### Short task
Print the listing in its entirety and exactly, leaving out images.
#### Dataset section ####
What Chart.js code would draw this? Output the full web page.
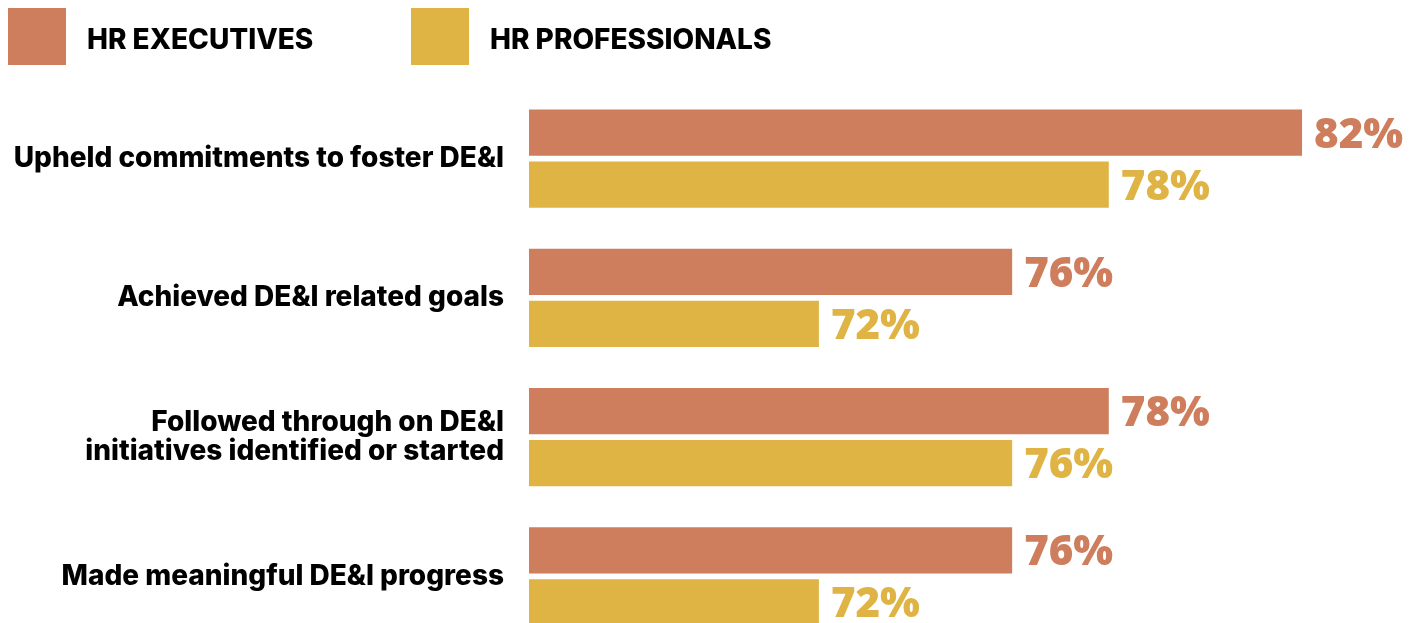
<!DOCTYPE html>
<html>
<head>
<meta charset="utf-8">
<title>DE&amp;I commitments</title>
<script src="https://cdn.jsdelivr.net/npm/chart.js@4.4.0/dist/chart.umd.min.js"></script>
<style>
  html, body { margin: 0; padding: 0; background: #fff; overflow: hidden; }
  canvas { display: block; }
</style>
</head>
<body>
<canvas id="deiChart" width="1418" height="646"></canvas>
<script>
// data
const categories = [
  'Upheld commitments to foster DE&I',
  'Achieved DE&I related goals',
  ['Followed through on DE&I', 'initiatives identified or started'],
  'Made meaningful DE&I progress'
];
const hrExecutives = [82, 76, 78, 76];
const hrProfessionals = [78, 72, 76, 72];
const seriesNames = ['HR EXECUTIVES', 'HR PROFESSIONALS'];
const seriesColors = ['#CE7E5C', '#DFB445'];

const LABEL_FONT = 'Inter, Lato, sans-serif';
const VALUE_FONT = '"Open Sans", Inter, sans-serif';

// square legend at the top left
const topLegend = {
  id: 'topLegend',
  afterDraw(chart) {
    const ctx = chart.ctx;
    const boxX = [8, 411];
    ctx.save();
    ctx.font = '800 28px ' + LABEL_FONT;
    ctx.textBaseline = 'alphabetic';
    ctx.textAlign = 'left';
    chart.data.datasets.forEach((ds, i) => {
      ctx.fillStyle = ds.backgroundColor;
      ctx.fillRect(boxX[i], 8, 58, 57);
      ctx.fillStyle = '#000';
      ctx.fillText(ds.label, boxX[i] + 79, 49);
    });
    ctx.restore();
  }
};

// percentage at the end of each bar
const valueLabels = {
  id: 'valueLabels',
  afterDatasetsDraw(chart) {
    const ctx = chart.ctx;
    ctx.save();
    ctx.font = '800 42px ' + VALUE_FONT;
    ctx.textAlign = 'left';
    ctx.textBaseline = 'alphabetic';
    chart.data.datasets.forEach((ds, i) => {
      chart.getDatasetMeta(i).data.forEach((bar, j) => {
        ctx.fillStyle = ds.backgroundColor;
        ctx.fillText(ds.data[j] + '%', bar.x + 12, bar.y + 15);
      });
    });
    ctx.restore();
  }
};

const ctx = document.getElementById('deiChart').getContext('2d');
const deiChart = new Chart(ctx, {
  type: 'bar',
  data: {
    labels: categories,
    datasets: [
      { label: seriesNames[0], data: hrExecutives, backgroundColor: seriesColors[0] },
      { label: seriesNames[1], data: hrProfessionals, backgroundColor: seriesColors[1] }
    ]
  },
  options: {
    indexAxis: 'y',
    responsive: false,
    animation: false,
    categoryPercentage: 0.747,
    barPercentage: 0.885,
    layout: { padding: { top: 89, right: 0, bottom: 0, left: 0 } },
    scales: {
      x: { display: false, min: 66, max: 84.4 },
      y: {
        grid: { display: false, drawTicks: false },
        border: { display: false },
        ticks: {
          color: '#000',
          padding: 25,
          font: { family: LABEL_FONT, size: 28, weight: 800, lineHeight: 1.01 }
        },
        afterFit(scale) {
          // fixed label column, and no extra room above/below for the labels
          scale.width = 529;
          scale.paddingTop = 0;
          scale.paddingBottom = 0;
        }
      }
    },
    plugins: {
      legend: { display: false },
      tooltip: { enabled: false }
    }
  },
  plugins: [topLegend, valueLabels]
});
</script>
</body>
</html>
####
### Result below
What Chart.js code would draw this? Output the full web page.
<!DOCTYPE html>
<html>
<head>
<meta charset="utf-8">
<title>DE&amp;I commitments</title>
<script src="https://cdn.jsdelivr.net/npm/chart.js@4.4.0/dist/chart.umd.min.js"></script>
<style>
  html, body { margin: 0; padding: 0; background: #fff; overflow: hidden; }
  canvas { display: block; }
</style>
</head>
<body>
<canvas id="deiChart" width="1418" height="646"></canvas>
<script>
// data
const categories = [
  'Upheld commitments to foster DE&I',
  'Achieved DE&I related goals',
  ['Followed through on DE&I', 'initiatives identified or started'],
  'Made meaningful DE&I progress'
];
const hrExecutives = [82, 76, 78, 76];
const hrProfessionals = [78, 72, 76, 72];
const seriesNames = ['HR EXECUTIVES', 'HR PROFESSIONALS'];
const seriesColors = ['#CE7E5C', '#DFB445'];

const LABEL_FONT = 'Inter, Lato, sans-serif';
const VALUE_FONT = '"Open Sans", Inter, sans-serif';

// square legend at the top left
const topLegend = {
  id: 'topLegend',
  afterDraw(chart) {
    const ctx = chart.ctx;
    const boxX = [8, 411];
    ctx.save();
    ctx.font = '800 28px ' + LABEL_FONT;
    ctx.textBaseline = 'alphabetic';
    ctx.textAlign = 'left';
    chart.data.datasets.forEach((ds, i) => {
      ctx.fillStyle = ds.backgroundColor;
      ctx.fillRect(boxX[i], 8, 58, 57);
      ctx.fillStyle = '#000';
      ctx.fillText(ds.label, boxX[i] + 79, 49);
    });
    ctx.restore();
  }
};

// percentage at the end of each bar
const valueLabels = {
  id: 'valueLabels',
  afterDatasetsDraw(chart) {
    const ctx = chart.ctx;
    ctx.save();
    ctx.font = '800 42px ' + VALUE_FONT;
    ctx.textAlign = 'left';
    ctx.textBaseline = 'alphabetic';
    chart.data.datasets.forEach((ds, i) => {
      chart.getDatasetMeta(i).data.forEach((bar, j) => {
        ctx.fillStyle = ds.backgroundColor;
        ctx.fillText(ds.data[j] + '%', bar.x + 12, bar.y + 15);
      });
    });
    ctx.restore();
  }
};

const ctx = document.getElementById('deiChart').getContext('2d');
const deiChart = new Chart(ctx, {
  type: 'bar',
  data: {
    labels: categories,
    datasets: [
      { label: seriesNames[0], data: hrExecutives, backgroundColor: seriesColors[0] },
      { label: seriesNames[1], data: hrProfessionals, backgroundColor: seriesColors[1] }
    ]
  },
  options: {
    indexAxis: 'y',
    responsive: false,
    animation: false,
    categoryPercentage: 0.747,
    barPercentage: 0.885,
    layout: { padding: { top: 89, right: 0, bottom: 0, left: 0 } },
    scales: {
      x: { display: false, min: 66, max: 84.4 },
      y: {
        grid: { display: false, drawTicks: false },
        border: { display: false },
        ticks: {
          color: '#000',
          padding: 25,
          font: { family: LABEL_FONT, size: 28, weight: 800, lineHeight: 1.01 }
        },
        afterFit(scale) {
          // fixed label column, and no extra room above/below for the labels
          scale.width = 529;
          scale.paddingTop = 0;
          scale.paddingBottom = 0;
        }
      }
    },
    plugins: {
      legend: { display: false },
      tooltip: { enabled: false }
    }
  },
  plugins: [topLegend, valueLabels]
});
</script>
</body>
</html>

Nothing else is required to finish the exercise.